Constitutional‑observer culture is not a hobby. It’s not a trend. It’s not a quirky subculture like people who collect vintage typewriters or raise backyard chickens. It’s a survival mechanism in a country where the government keeps daring people to notice what it’s doing. It’s the quiet, relentless, unglamorous work of watching the watchers. It’s the belief that rights don’t defend themselves and that institutions don’t magically enforce their own limits. It’s the understanding that democracy is not protected by the people in power but by the people who know how to hold power accountable.
What makes this culture powerful is that it’s decentralized. There’s no single leader, no central command, no official membership card. It spreads through trainings, through community networks, through people texting each other “record everything,” through organizers who hand out Know Your Rights cards like they’re Halloween candy, through neighbors who show up when ICE vans roll into town, through activists who livestream police encounters so the footage can’t disappear. It spreads because once you learn how to see constitutional violations, you can’t unsee them. And once you can’t unsee them, you can’t go back to pretending everything is fine.
The government would prefer a public that stays confused, intimidated, and deferential. Constitutional‑observer culture produces the opposite: a public that is informed, assertive, and unafraid to say, “Actually, that’s illegal.” It produces people who know the difference between lawful authority and abuse of power. It produces communities that refuse to be gaslit by official statements that contradict what they saw with their own eyes.

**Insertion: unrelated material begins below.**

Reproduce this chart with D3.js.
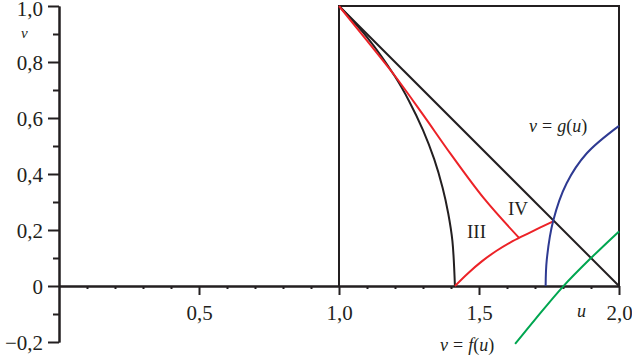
<!DOCTYPE html>
<html>
<head>
<meta charset="utf-8">
<script src="https://cdn.jsdelivr.net/npm/d3@7"></script>
<style>
  body { margin: 0; background: #fff; }
  svg text { font-family: "Liberation Serif", "DejaVu Serif", "Times New Roman", serif; fill: #231f20; }
</style>
</head>
<body>
<div id="chart"></div>
<script>
// values, (u, v) pairs
const circleArc = [[1, 1], [1.1, 0.889], [1.2, 0.748], [1.25, 0.661], [1.3, 0.557], [1.34, 0.453], [1.37, 0.351], [1.39, 0.26], [1.405, 0.161], [1.414, 0]];
const diagonal = [[1, 1], [2, 0]];
const redUpper = [[1, 1], [1.1, 0.876], [1.2, 0.75], [1.3, 0.612], [1.4, 0.47], [1.52, 0.31], [1.643, 0.172]];
const redLower = [[1.414, 0], [1.46, 0.045], [1.51, 0.088], [1.56, 0.124], [1.62, 0.16], [1.68, 0.19], [1.767, 0.232]];
const curveG = [[1.738, 0], [1.742, 0.093], [1.765, 0.233], [1.813, 0.367], [1.885, 0.474], [2.0, 0.572]];
const curveF = [[1.629, -0.207], [1.7, -0.12], [1.8, -0.002], [1.9, 0.1], [2.0, 0.195]];
const boxCorners = [[1, 0], [1, 1], [2, 1], [2, 0]];

const xMajor = [0.5, 1.0, 1.5, 2.0];
const xMinor = [0.1, 0.2, 0.3, 0.4, 0.6, 0.7, 0.8, 0.9, 1.1, 1.2, 1.3, 1.4, 1.6, 1.7, 1.8, 1.9];
const yMajor = [-0.2, 0, 0.2, 0.4, 0.6, 0.8, 1.0];
const yMinor = [-0.1, 0.1, 0.3, 0.5, 0.7, 0.9];

const width = 632, height = 356;
const ink = "#231f20";
const serif = '"Liberation Serif", "DejaVu Serif", serif';

const svg = d3.select("#chart").append("svg")
  .attr("width", width)
  .attr("height", height);

const x = d3.scaleLinear().domain([0, 2]).range([59, 619]);
const y = d3.scaleLinear().domain([-0.2, 1]).range([342, 6]);

const fmt = d => d === 0 ? "0" : d3.format(".1f")(d).replace(".", ",");

// x axis: minor and major ticks drawn by two axis calls
svg.append("g")
  .attr("transform", `translate(0,${y(0)})`)
  .call(d3.axisBottom(x).tickValues(xMinor).tickSize(3).tickSizeOuter(0).tickFormat(""));
svg.append("g")
  .attr("transform", `translate(0,${y(0)})`)
  .call(d3.axisBottom(x).tickValues(xMajor).tickSize(9).tickSizeOuter(0).tickPadding(10).tickFormat(fmt));

svg.append("g")
  .attr("transform", `translate(${x(0)},0)`)
  .call(d3.axisLeft(y).tickValues(yMinor).tickSize(6).tickSizeOuter(0).tickFormat(""));
const yMajorAxis = svg.append("g")
  .attr("transform", `translate(${x(0)},0)`)
  .call(d3.axisLeft(y).tickValues(yMajor).tickSize(11).tickSizeOuter(0).tickPadding(5).tickFormat(fmt));
yMajorAxis.selectAll("text").attr("dy", d => d === 1 ? "0.45em" : "0.38em");

svg.selectAll("g").attr("font-family", serif);
svg.selectAll(".domain, .tick line")
  .attr("stroke", ink)
  .attr("stroke-width", 2);
svg.selectAll(".tick text")
  .attr("font-family", serif)
  .style("font-size", "21px")
  .attr("fill", ink);

// axis titles
svg.append("text")
  .attr("x", 21).attr("y", 38)
  .style("font-size", "15px").style("font-style", "italic")
  .text("v");
svg.append("text")
  .attr("x", 577).attr("y", 317)
  .style("font-size", "18px").style("font-style", "italic")
  .text("u");

const line = d3.line()
  .x(d => x(d[0]))
  .y(d => y(d[1]));
const smooth = d3.line()
  .x(d => x(d[0]))
  .y(d => y(d[1]))
  .curve(d3.curveCatmullRom.alpha(0.5));

const curves = [
  { data: boxCorners, color: ink, gen: line },
  { data: diagonal, color: ink, gen: line },
  { data: circleArc, color: ink, gen: smooth },
  { data: redUpper, color: "#ec2227", gen: smooth },
  { data: redLower, color: "#ec2227", gen: smooth },
  { data: curveG, color: "#2e3a92", gen: smooth },
  { data: curveF, color: "#00a650", gen: smooth }
];

svg.append("g")
  .selectAll("path")
  .data(curves)
  .enter()
  .append("path")
  .attr("d", d => d.gen(d.data))
  .attr("fill", "none")
  .attr("stroke", d => d.color)
  .attr("stroke-width", 2);

// math labels
function mathLabel(px, py, fn) {
  const t = svg.append("text")
    .attr("x", px).attr("y", py)
    .style("font-size", "18px");
  t.append("tspan").style("font-style", "italic").text("v");
  t.append("tspan").attr("dx", 5).text("=");
  t.append("tspan").attr("dx", 5).style("font-style", "italic").text(fn);
  t.append("tspan").text("(");
  t.append("tspan").style("font-style", "italic").text("u");
  t.append("tspan").text(")");
}
mathLabel(529, 132, "g");
mathLabel(440, 351, "f");

svg.append("text")
  .attr("x", 467).attr("y", 238)
  .style("font-size", "19px")
  .text("III");
svg.append("text")
  .attr("x", 508).attr("y", 215)
  .style("font-size", "19px")
  .text("IV");
</script>
</body>
</html>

It produces a citizenry that understands that democracy is not a spectator sport and that rights are only real if people know how to use them.
The rise of constitutional observers is one of the most important political developments of the last decade, not because it’s flashy but because it’s durable. It’s not built on outrage; it’s built on competence. It’s not built on vibes; it’s built on literacy. It’s not built on trust; it’s built on verification. And in a country where the people in charge keep trying to see what they can get away with, constitutional‑observer culture is the quiet, stubborn, unyielding force that keeps saying, “Not on our watch.”